=== DATA SEGMENT ===

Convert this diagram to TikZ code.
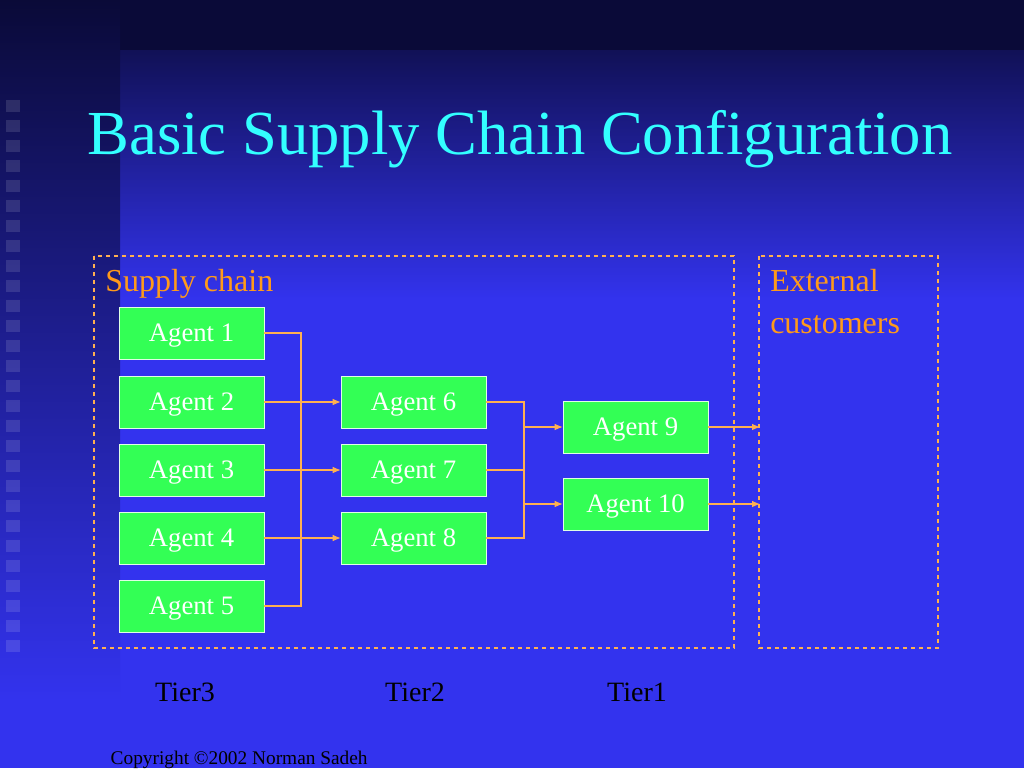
\documentclass[tikz,border=0pt]{standalone}
\usepackage{fontspec}
\setmainfont{Liberation Serif}
\usetikzlibrary{arrows.meta}
\definecolor{bgblue}{HTML}{3333EE}
\definecolor{navy}{HTML}{0A0A38}
\definecolor{agentgreen}{HTML}{33FF55}
\definecolor{lineor}{HTML}{FFB050}
\definecolor{titlecyan}{HTML}{33FFFF}
\definecolor{labor}{HTML}{FF9A1A}
\begin{document}
\begin{tikzpicture}[x=0.75pt,y=-0.75pt,
  agent/.style={draw=white!85!agentgreen,fill=agentgreen,minimum width=108.75pt,minimum height=39pt,inner sep=0pt,font=\fontsize{20}{24}\selectfont,text=white,text depth=0pt},
  conn/.style={draw=lineor,line width=0.8pt},
  arr/.style={conn,-{Latex[length=6pt,width=5pt]}},
  region/.style={draw=lineor,dashed,line width=0.8pt},
  lab/.style={font=\fontsize{24}{31.5}\selectfont,text=labor,anchor=north west,inner sep=0pt,align=left},
  tier/.style={font=\fontsize{21}{24}\selectfont,text=black}]
\useasboundingbox (0,0) rectangle (1024,768);
\fill[bgblue] (0,0) rectangle (1024,768);
\shade[top color=navy,bottom color=bgblue] (0,0) rectangle (1024,300);
\fill[navy] (0,0) rectangle (1024,50);
\shade[top color=navy,bottom color=bgblue] (0,0) rectangle (120,700);
\foreach \yy in {100,120,...,640} \fill[white,opacity=0.12] (6,\yy) rectangle (20,\yy+12);
\node[text=titlecyan,font=\fontsize{47}{54}\selectfont] (title) at (520,139) {Basic Supply Chain Configuration};
\draw[region] (94,256) rectangle (734,648);
\draw[region] (759,256) rectangle (938,648);
\node[lab] (sc) at (105,269) {Supply chain};
\node[lab] (ec) at (770,269) {External\\customers};
\node[agent] (a1) at (191.5,333) {Agent 1};
\node[agent] (a2) at (191.5,402) {Agent 2};
\node[agent] (a3) at (191.5,470) {Agent 3};
\node[agent] (a4) at (191.5,538) {Agent 4};
\node[agent] (a5) at (191.5,606) {Agent 5};
\node[agent] (a6) at (413.5,402) {Agent 6};
\node[agent] (a7) at (413.5,470) {Agent 7};
\node[agent] (a8) at (413.5,538) {Agent 8};
\node[agent] (a9) at (635.5,427) {Agent 9};
\node[agent] (a10) at (635.5,504) {Agent 10};
\coordinate (j1a) at (301,333);
\coordinate (j1b) at (301,606);
\coordinate (j2a) at (524,402);
\coordinate (j2b) at (524,538);
\coordinate (e9) at (760,427);
\coordinate (e10) at (760,504);
\draw[conn] (a1.east) -- (j1a) -- (j1b) -- (a5.east);
\draw[conn] (a2.east) -- (301,402);
\draw[conn] (a3.east) -- (301,470);
\draw[conn] (a4.east) -- (301,538);
\draw[arr] (301,402) -- (a6.west);
\draw[arr] (301,470) -- (a7.west);
\draw[arr] (301,538) -- (a8.west);
\draw[conn] (a6.east) -- (j2a) -- (j2b) -- (a8.east);
\draw[conn] (a7.east) -- (524,470);
\draw[arr] (524,427) -- (a9.west);
\draw[arr] (524,504) -- (a10.west);
\draw[arr] (a9.east) -- (e9);
\draw[arr] (a10.east) -- (e10);
\node[tier] (t3) at (185,692) {Tier3};
\node[tier] (t2) at (415,692) {Tier2};
\node[tier] (t1) at (637,692) {Tier1};
\node[anchor=west,font=\fontsize{14.5}{16}\selectfont,text=black] (cp) at (106,760) {Copyright ©2002 Norman Sadeh};
\end{tikzpicture}
\end{document}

===

— EXERCISE OBJECTIVE —
Leave the pictures out, and print every line of the listing exactly as written.

— REPLY —
Convert this diagram to TikZ code.
\documentclass[tikz,border=0pt]{standalone}
\usepackage{fontspec}
\setmainfont{Liberation Serif}
\usetikzlibrary{arrows.meta}
\definecolor{bgblue}{HTML}{3333EE}
\definecolor{navy}{HTML}{0A0A38}
\definecolor{agentgreen}{HTML}{33FF55}
\definecolor{lineor}{HTML}{FFB050}
\definecolor{titlecyan}{HTML}{33FFFF}
\definecolor{labor}{HTML}{FF9A1A}
\begin{document}
\begin{tikzpicture}[x=0.75pt,y=-0.75pt,
  agent/.style={draw=white!85!agentgreen,fill=agentgreen,minimum width=108.75pt,minimum height=39pt,inner sep=0pt,font=\fontsize{20}{24}\selectfont,text=white,text depth=0pt},
  conn/.style={draw=lineor,line width=0.8pt},
  arr/.style={conn,-{Latex[length=6pt,width=5pt]}},
  region/.style={draw=lineor,dashed,line width=0.8pt},
  lab/.style={font=\fontsize{24}{31.5}\selectfont,text=labor,anchor=north west,inner sep=0pt,align=left},
  tier/.style={font=\fontsize{21}{24}\selectfont,text=black}]
\useasboundingbox (0,0) rectangle (1024,768);
\fill[bgblue] (0,0) rectangle (1024,768);
\shade[top color=navy,bottom color=bgblue] (0,0) rectangle (1024,300);
\fill[navy] (0,0) rectangle (1024,50);
\shade[top color=navy,bottom color=bgblue] (0,0) rectangle (120,700);
\foreach \yy in {100,120,...,640} \fill[white,opacity=0.12] (6,\yy) rectangle (20,\yy+12);
\node[text=titlecyan,font=\fontsize{47}{54}\selectfont] (title) at (520,139) {Basic Supply Chain Configuration};
\draw[region] (94,256) rectangle (734,648);
\draw[region] (759,256) rectangle (938,648);
\node[lab] (sc) at (105,269) {Supply chain};
\node[lab] (ec) at (770,269) {External\\customers};
\node[agent] (a1) at (191.5,333) {Agent 1};
\node[agent] (a2) at (191.5,402) {Agent 2};
\node[agent] (a3) at (191.5,470) {Agent 3};
\node[agent] (a4) at (191.5,538) {Agent 4};
\node[agent] (a5) at (191.5,606) {Agent 5};
\node[agent] (a6) at (413.5,402) {Agent 6};
\node[agent] (a7) at (413.5,470) {Agent 7};
\node[agent] (a8) at (413.5,538) {Agent 8};
\node[agent] (a9) at (635.5,427) {Agent 9};
\node[agent] (a10) at (635.5,504) {Agent 10};
\coordinate (j1a) at (301,333);
\coordinate (j1b) at (301,606);
\coordinate (j2a) at (524,402);
\coordinate (j2b) at (524,538);
\coordinate (e9) at (760,427);
\coordinate (e10) at (760,504);
\draw[conn] (a1.east) -- (j1a) -- (j1b) -- (a5.east);
\draw[conn] (a2.east) -- (301,402);
\draw[conn] (a3.east) -- (301,470);
\draw[conn] (a4.east) -- (301,538);
\draw[arr] (301,402) -- (a6.west);
\draw[arr] (301,470) -- (a7.west);
\draw[arr] (301,538) -- (a8.west);
\draw[conn] (a6.east) -- (j2a) -- (j2b) -- (a8.east);
\draw[conn] (a7.east) -- (524,470);
\draw[arr] (524,427) -- (a9.west);
\draw[arr] (524,504) -- (a10.west);
\draw[arr] (a9.east) -- (e9);
\draw[arr] (a10.east) -- (e10);
\node[tier] (t3) at (185,692) {Tier3};
\node[tier] (t2) at (415,692) {Tier2};
\node[tier] (t1) at (637,692) {Tier1};
\node[anchor=west,font=\fontsize{14.5}{16}\selectfont,text=black] (cp) at (106,760) {Copyright ©2002 Norman Sadeh};
\end{tikzpicture}
\end{document}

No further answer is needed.